Although brief, the sixteen-year period of German colonial rule has become a defining characteristic of Qingdao identity. The pride in this German heritage radiates from the carefully preserved colonial villas, churches, schools, and government buildings in the old town, centred on a market square that would not be out of place back in Germany. This narrative is especially pronounced in the expansive Qingdao Municipal Museum, which dedicates a considerable amount of its floor space to the history of the German colonial period. Photographs depict interactions between the city’s German and Chinese elites, and Chinese children studying in the German schools. One of the most surprising exhibits in this context is a two-metre cutaway section of the sewer pipe that the Germans laid beneath the city. This infrastructure is something of which Qingdao residents are most proud, and the visitor frequently hears that this German engineering is the reason that the streets of Qingdao don’t flood during heavy rain, unlike other Chinese cities. While the accuracy of this claim is debatable, it reflects the largely positive portrayals of Germany in Qingdao today.
The most prominent symbol of the German presence is not a structure, however, but one of China’s truly global brands: Tsingtao Beer. Tsingtao, another spelling of Qingdao, has its origins in the Germania Brauerei founded by an Anglo-German investment team in 1903. The brewery remained under the direction of German brewmasters until it was taken over by the Japanese Dai Nippon Beer Co. during the First World War. Although the city of Qingdao was returned to Chinese control in 1922, the brewery remained in Japanese hands through the re-occupation of Qingdao by Japanese troops in 1938. This situation continued until 1945, when the brewery was briefly under the control of the Nationalist Government before being nationalized following the Communist victory in 1949.
The brewery was privatized again in the wake of economic reform in the 1990s, and rapidly expanded to become a multi-national corporation exporting throughout the world. In spite of its turbulent history, it is the German heritage that is most celebrated in the Tsingtao Brewery Museum on the site of the original brewery. It is also very publicly on display at the annual Qingdao International Beer Festival, first held by the brewery in 1991. Modelled on the Oktoberfest, this beer festival attracted a reported four million visitors in 2015 alone, making it roughly two thirds the size of the Munich original.

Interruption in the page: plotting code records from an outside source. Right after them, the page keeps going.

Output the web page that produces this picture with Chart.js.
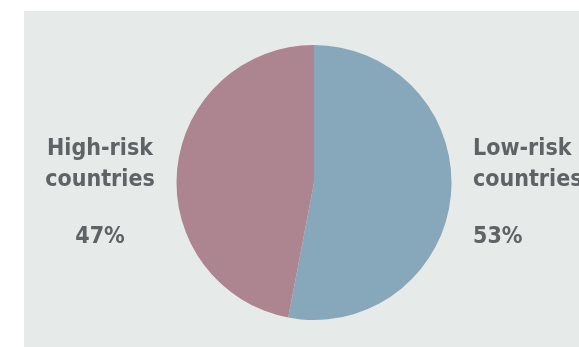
<!DOCTYPE html>
<html>
<head>
<meta charset="utf-8">
<script src="https://cdn.jsdelivr.net/npm/chart.js@4"></script>
<style>
  html, body { margin: 0; padding: 0; background: #fff; }
  canvas { display: block; }
</style>
</head>
<body>
<canvas id="chart" width="579" height="347"></canvas>
<script>
const categories = ['Low-risk countries', 'High-risk countries'];
const shares = [53, 47];
const labelLines = [['Low-risk', 'countries'], ['High-risk', 'countries']];
const sliceColors = ['#87a7bb', '#ac8591'];

const panelAndLabels = {
  id: 'panelAndLabels',
  beforeDraw(chart) {
    const ctx = chart.ctx;
    ctx.save();
    ctx.fillStyle = '#e6eae9';
    ctx.fillRect(24, 11, chart.width - 24, chart.height - 11);
    ctx.restore();
  },
  afterDraw(chart) {
    const ctx = chart.ctx;
    ctx.save();
    ctx.fillStyle = '#5e6366';
    ctx.font = 'bold 23px "DejaVu Sans Condensed", "DejaVu Sans", sans-serif';
    ctx.textBaseline = 'alphabetic';
    // right side: low-risk, left aligned
    ctx.textAlign = 'left';
    ctx.fillText(labelLines[0][0], 473, 155);
    ctx.fillText(labelLines[0][1], 473, 186);
    ctx.fillText(shares[0] + '%', 473, 243);
    // left side: high-risk, centred
    ctx.textAlign = 'center';
    ctx.fillText(labelLines[1][0], 100, 155);
    ctx.fillText(labelLines[1][1], 100, 186);
    ctx.fillText(shares[1] + '%', 100, 243);
    ctx.restore();
  }
};

new Chart(document.getElementById('chart'), {
  type: 'pie',
  data: {
    labels: categories,
    datasets: [{
      data: shares,
      backgroundColor: sliceColors,
      borderWidth: 0
    }]
  },
  options: {
    responsive: false,
    animation: false,
    layout: { padding: { top: 45, bottom: 27, left: 176.5, right: 127.5 } },
    plugins: {
      legend: { display: false },
      tooltip: { enabled: false }
    }
  },
  plugins: [panelAndLabels]
});
</script>
</body>
</html>
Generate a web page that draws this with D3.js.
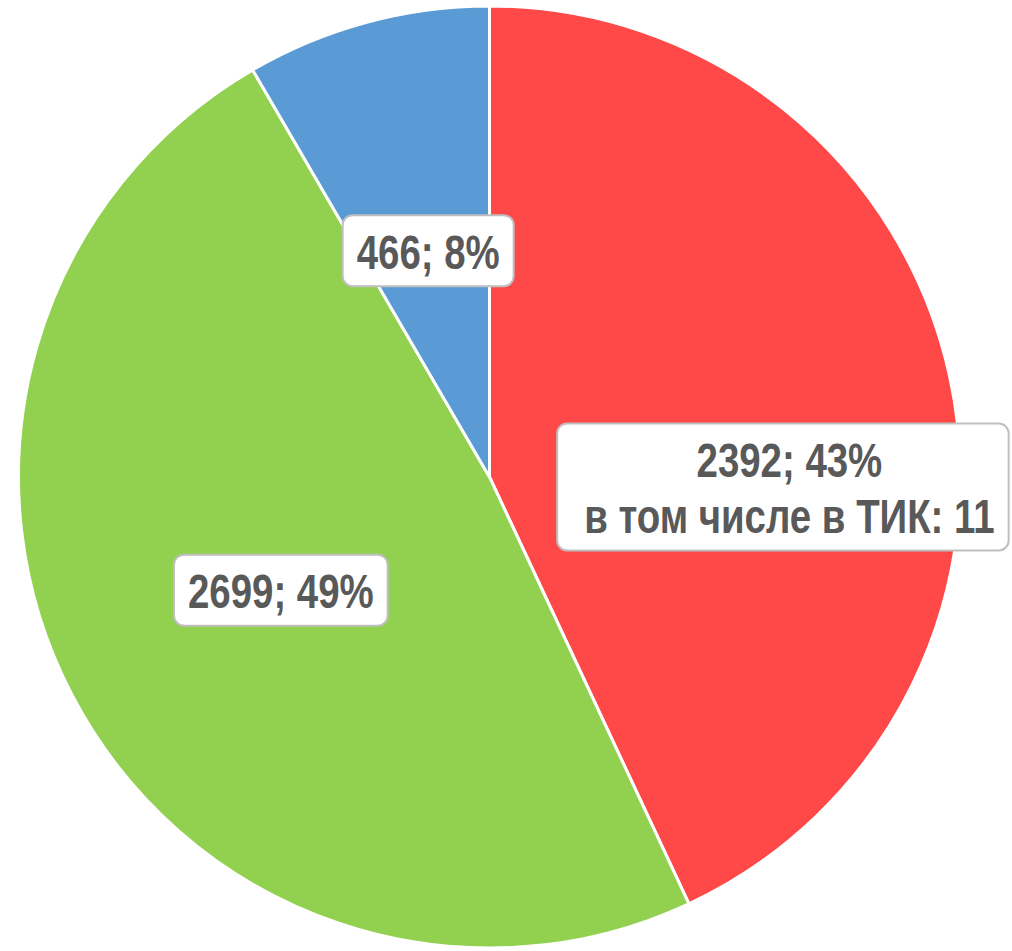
<!DOCTYPE html>
<html>
<head>
<meta charset="utf-8">
<script src="https://cdn.jsdelivr.net/npm/d3@7"></script>
<style>
	body { margin: 0; background: #fff; }
	svg { display: block; }
	.label-text { font-family: "Liberation Sans", Arial, sans-serif; font-weight: bold; fill: #595959; }
</style>
</head>
<body>
<svg id="chart"></svg>
<script>
/* Data */
var values = [2392, 2699, 466];
var colors = ["#FF4848", "#92D050", "#5B9BD5"];
var extraLines = ["в том числе в ТИК: 11", "", ""];

var width = 1012,
	height = 951;

var cx = 489.5,
	cy = 477,
	radius = 471;

// red label is nudged out of the centroid like in the source chart
var labelShift = [[70, 61], [0, 4], [0, 1]];
// extra room on the left of the box (two-line label is wider on that side)
var boxExtraLeft = [13, 0, 0];

var svg = d3.select("#chart")
	.attr("width", width)
	.attr("height", height);

var total = d3.sum(values);

var pie = d3.pie()
	.sort(null)
	.value(function(d){ return d; });

var arc = d3.arc()
	.innerRadius(0)
	.outerRadius(radius);

var labelArc = d3.arc()
	.innerRadius(radius / 2)
	.outerRadius(radius / 2);

var g = svg.append("g")
	.attr("transform", "translate(" + cx + "," + cy + ")");

var arcs = pie(values);

g.selectAll(".slice")
	.data(arcs)
	.enter().append("path")
	.attr("class", "slice")
	.attr("d", arc)
	.attr("fill", function(d, i){ return colors[i]; })
	.attr("stroke", "#fff")
	.attr("stroke-width", 3)
	.attr("stroke-linejoin", "round");

/* Labels */

var fontSize = 48,
	squeeze = 0.8,	// narrow face is not installed, so condense by hand
	lineH = 56,
	padX = 14,
	padV = 7.5;

var labels = g.selectAll(".label")
	.data(arcs)
	.enter().append("g")
	.attr("class", "label")
	.attr("transform", function(d, i){
		var c = labelArc.centroid(d);
		return "translate(" + (c[0] + labelShift[i][0]) + "," + (c[1] + labelShift[i][1]) + ")";
	});

labels.each(function(d, i){
	var lbl = d3.select(this);
	var lines = [d.value + "; " + Math.round(d.value / total * 100) + "%"];
	if (extraLines[i]) lines.push(extraLines[i]);

	var rect = lbl.append("rect");

	var text = lbl.append("text")
		.attr("class", "label-text")
		.attr("text-anchor", "middle")
		.attr("transform", "scale(" + squeeze + ",1)")
		.style("font-size", fontSize + "px");

	var top = -lines.length * lineH / 2;
	lines.forEach(function(s, k){
		text.append("tspan")
			.attr("x", 0)
			.attr("y", top + lineH * k + lineH / 2)
			.attr("dy", "0.38em")
			.text(s);
	});

	var w = text.node().getBBox().width * squeeze + 2 * padX;
	var h = lines.length * lineH + 2 * padV;

	rect.attr("x", -w / 2 - boxExtraLeft[i])
		.attr("y", -h / 2)
		.attr("width", w + boxExtraLeft[i])
		.attr("height", h)
		.attr("rx", 10)
		.attr("fill", "#fff")
		.attr("stroke", "#BFBFBF")
		.attr("stroke-width", 2);
});
</script>
</body>
</html>
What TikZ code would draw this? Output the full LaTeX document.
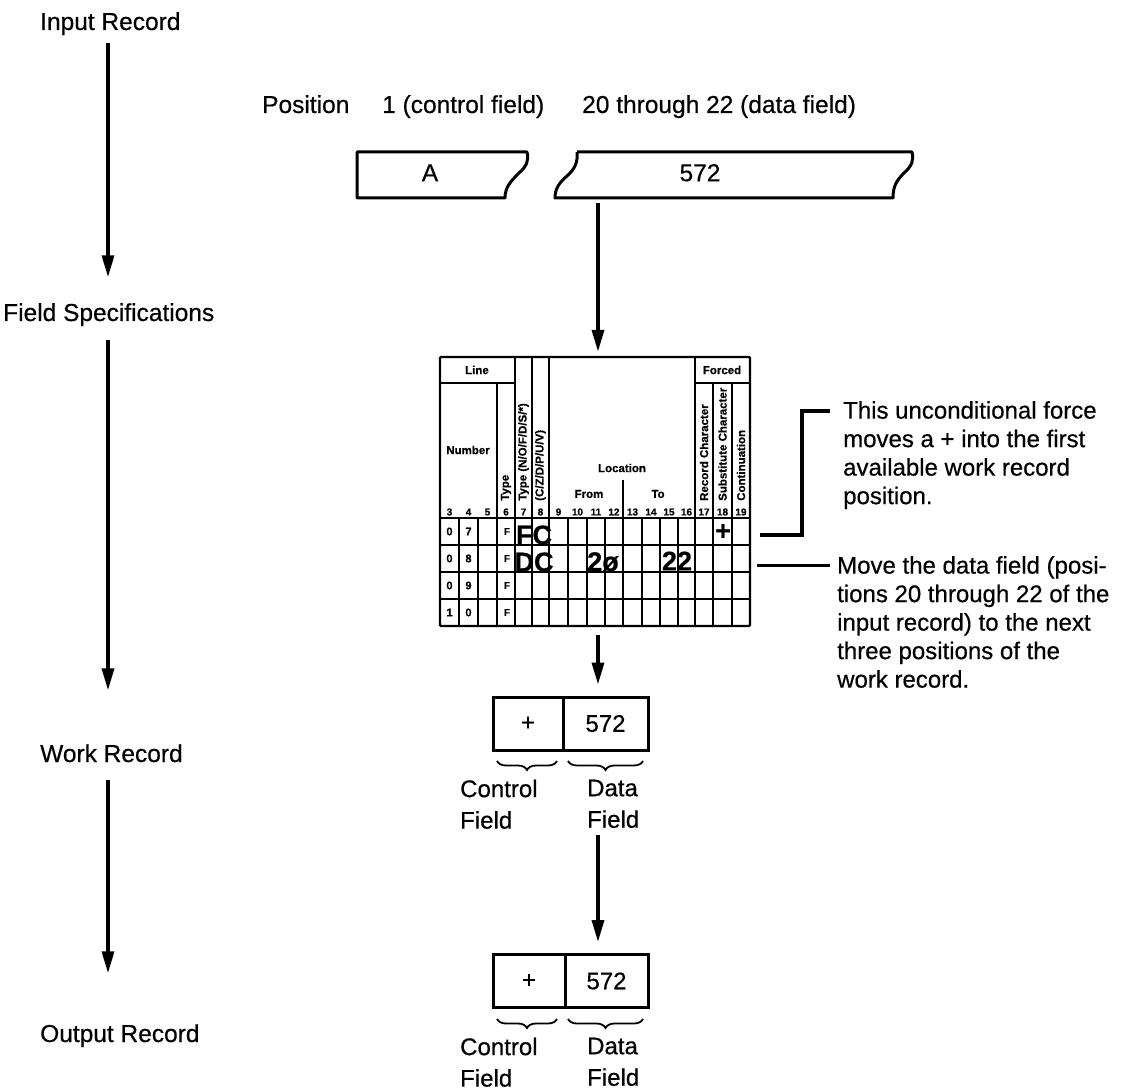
\documentclass[tikz,border=0pt]{standalone}
\usepackage{fontspec}
\setmainfont{Liberation Sans}[FakeBold=0.5]
\usetikzlibrary{arrows.meta,decorations.pathreplacing,calc}
\begin{document}
\begin{tikzpicture}[x=1pt,y=-1pt,
  lbl/.style={font=\fontsize{24.5}{28.5}\selectfont, inner sep=0pt, text height=17.5pt, text depth=5pt},
  note/.style={font=\fontsize{24}{28.5}\selectfont, inner sep=0pt, align=left, anchor=north west},
  fld/.style={font=\fontsize{24}{31.5}\selectfont, inner sep=0pt, align=left, anchor=north west},
  arr/.style={line width=3.5pt, -{Triangle[width=12pt,length=22pt]}},
  tornbox/.style={line width=3pt, line join=round},
  recbox/.style={draw, line width=3pt, minimum height=53pt, inner sep=0pt, font=\fontsize{24}{28}\selectfont},
  hdr/.style={font=\fontsize{11.5}{12}\selectfont\bfseries, inner sep=0pt},
  vt/.style={font=\fontsize{11.5}{12}\selectfont\bfseries, rotate=90, anchor=west, inner sep=0pt},
  num/.style={font=\fontsize{10}{10}\selectfont\bfseries, inner sep=0pt},
  rnum/.style={font=\fontsize{11}{11}\selectfont\bfseries, inner sep=0pt},
  hw/.style={font=\fontsize{27}{27}\selectfont\bfseries, inner sep=0pt},
  gline/.style={line width=1.6pt},
  goutline/.style={line width=2.2pt},
  brc/.style={line width=1.8pt, decorate, decoration={brace, amplitude=9pt}},
  lead/.style={line width=3.5pt}
]
\useasboundingbox (0,0) rectangle (1136,1091);

% ---- left column labels ----
\node[lbl, anchor=base west] (inrec) at (40,30) {Input Record};
\node[lbl, anchor=base west] (fspec) at (3,321) {Field Specifications};
\node[lbl, anchor=base west] (wrec)  at (40,762) {Work Record};
\node[lbl, anchor=base west] (orec)  at (40,1042) {Output Record};
\coordinate (lx) at (108,0);
\draw[arr, shorten <=8pt, shorten >=26pt] (inrec.south -| lx) -- (fspec.north -| lx);
\draw[arr, shorten <=14pt, shorten >=54pt] (fspec.south -| lx) -- (wrec.north -| lx);
\draw[arr, shorten <=13pt, shorten >=51pt] (wrec.south -| lx) -- (orec.north -| lx);

% ---- position labels ----
\node[lbl, anchor=base west] (pos)  at (262,113) {Position};
\node[lbl, anchor=base west] (pos1) at (382,113) {1 (control field)};
\node[lbl, anchor=base west] (pos2) at (582,113) {20 through 22 (data field)};

% ---- input record fields ----
\node[inner sep=0pt, minimum width=170pt, minimum height=46pt] (boxA) at (442,175) {};
\node[inner sep=0pt, minimum width=358pt, minimum height=46pt] (boxD) at (734,175) {};
\node[lbl] (tA) at (430,175) {A};
\node[lbl] (tD) at (700,175) {572};
\draw[tornbox] (357,152) -- (527,152)
  .. controls (529,160) and (527,166) .. (519,173)
  .. controls (511,181) and (505,187) .. (505,198)
  -- (357,198) -- cycle;
\draw[tornbox] (577,152) -- (912,152)
  .. controls (914,160) and (912,166) .. (904,173)
  .. controls (896,181) and (893,187) .. (893,198)
  -- (555,198)
  .. controls (555,188) and (560,182) .. (567,176)
  .. controls (575,169) and (578,162) .. (577,152);

% ---- specification form ----
\node[inner sep=0pt, minimum width=310pt, minimum height=269pt] (form) at (595,491.5) {};
\coordinate (ax) at (598,0);
\draw[arr, shorten <=5pt, shorten >=5pt] (boxD.south -| ax) -- (form.north -| ax);

% horizontal lines
\draw[gline] (440,383) -- (515,383);
\draw[gline] (695,383) -- (750,383);
\foreach \yy in {518,545,572,599} \draw[gline] (440,\yy) -- (750,\yy);
% full-height verticals
\foreach \xx in {515,532,549,695} \draw[gline] (\xx,357) -- (\xx,626);
\foreach \xx in {497,713,732} \draw[gline] (\xx,383) -- (\xx,626);
\draw[gline] (623,480) -- (623,626);
\foreach \xx in {459,478,568,587,605,642,660,678} \draw[gline] (\xx,518) -- (\xx,626);
\draw[goutline, rounded corners=1pt] (440,357) rectangle (750,626);

% header texts
\node[hdr] (hLine) at (477,370) {Line};
\node[hdr] (hForced) at (722,370) {Forced};
\node[hdr] (hNum) at (468,450) {Number};
\node[hdr] (hLoc) at (622,468) {Location};
\node[hdr] (hFrom) at (589,494) {From};
\node[hdr] (hTo) at (658,494) {To};
\node[vt] (v6) at (506,501) {Type};
\node[vt] (v7) at (523.5,501) {Type (N/O/F/D/S/*)};
\node[vt] (v8) at (540.5,501) {(C/Z/D/P/U/V)};
\node[vt] (v17) at (704,501) {Record Character};
\node[vt] (v18) at (722.5,501) {Substitute Character};
\node[vt] (v19) at (741,501) {Continuation};
% column numbers
\foreach \n/\cxx in {3/449.5,4/468.5,5/487.5,6/506,7/523.5,8/540.5,9/558.5,10/577.5,11/596,12/614,13/632.5,14/651,15/669,16/686.5,17/704,18/722.5,19/741}
  \node[num] (cn\n) at (\cxx,512) {\n};
% row contents
\foreach \r/\a/\b/\yy in {1/0/7/531.5,2/0/8/558.5,3/0/9/585.5,4/1/0/612.5}{
  \node[rnum] (ra\r) at (449.5,\yy) {\a};
  \node[rnum] (rb\r) at (468.5,\yy) {\b};
  \node[num] (rf\r) at (507,\yy) {F};
}
% handwritten entries
\node[hw] (hwFC) at (534,535) {FC};
\node[hw] (hwDC) at (534,562) {DC};
\node[hw] (hw20) at (603,562) {2ø};
\node[hw] (hw22) at (677,561) {22};
\node[hw] (hwP) at (723,532) {+};

% ---- annotations ----
\node[note] (ann1) at (843,401) {This unconditional force\\moves a + into the first\\available work record\\position.};
\node[note] (ann2) at (837,556) {Move the data field (posi-\\tions 20 through 22 of the\\input record) to the next\\three positions of the\\work record.};
\coordinate (l1s) at (760,535);
\coordinate (l1e) at (830,411);
\draw[lead] (l1s) -| ($(l1e)+(-28,0)$) -- (l1e);
\coordinate (l2s) at (757,565);
\coordinate (l2e) at (830,565);
\draw[lead, line width=3pt] (l2s) -- (l2e);

% ---- work record ----
\node[recbox, minimum width=70pt] (wc) at (528,723.5) {+};
\node[recbox, minimum width=85pt] (wd) at (605.5,723.5) {572};
\draw[arr, shorten <=9pt, shorten >=11pt] (form.south -| ax) -- (wd.north -| ax);
\draw[brc] (557,761) -- (497,761);
\draw[brc] (643,761) -- (568,761);
\node[fld] (wcf) at (460,779.5) {Control\\Field};
\node[fld] (wdf) at (587,779.5) {Data\\Field};

% ---- output record ----
\node[recbox, minimum width=72pt] (oc) at (529,981) {+};
\node[recbox, minimum width=83pt] (od) at (606.5,981) {572};
\draw[arr, shorten <=7pt, shorten >=11pt] (wdf.south -| ax) -- (od.north -| ax);
\draw[brc] (557,1019) -- (497,1019);
\draw[brc] (643,1019) -- (568,1019);
\node[fld] (ocf) at (460,1037.5) {Control\\Field};
\node[fld] (odf) at (587,1037.5) {Data\\Field};
\end{tikzpicture}
\end{document}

The very public pride and celebration of Qingdao’s German heritage typically takes an idealistic view of this colonial interval, which was a relatively brief, if important, episode in the city’s history. In many museums and other displays, however, it becomes clear that this idealism is also driven by a simultaneous desire to discredit the periods of Japanese rule that followed. For the German visitor, the feeling that positivity towards Germany in Qingdao is at least partially constructed on far older and more immediate East Asian rivalries cannot but induce a slight sense of disillusionment. Fortunately, this disappointment is most fleeting when one can watch the World Cup with an ice-cold lager on the neon streets of Qingdao.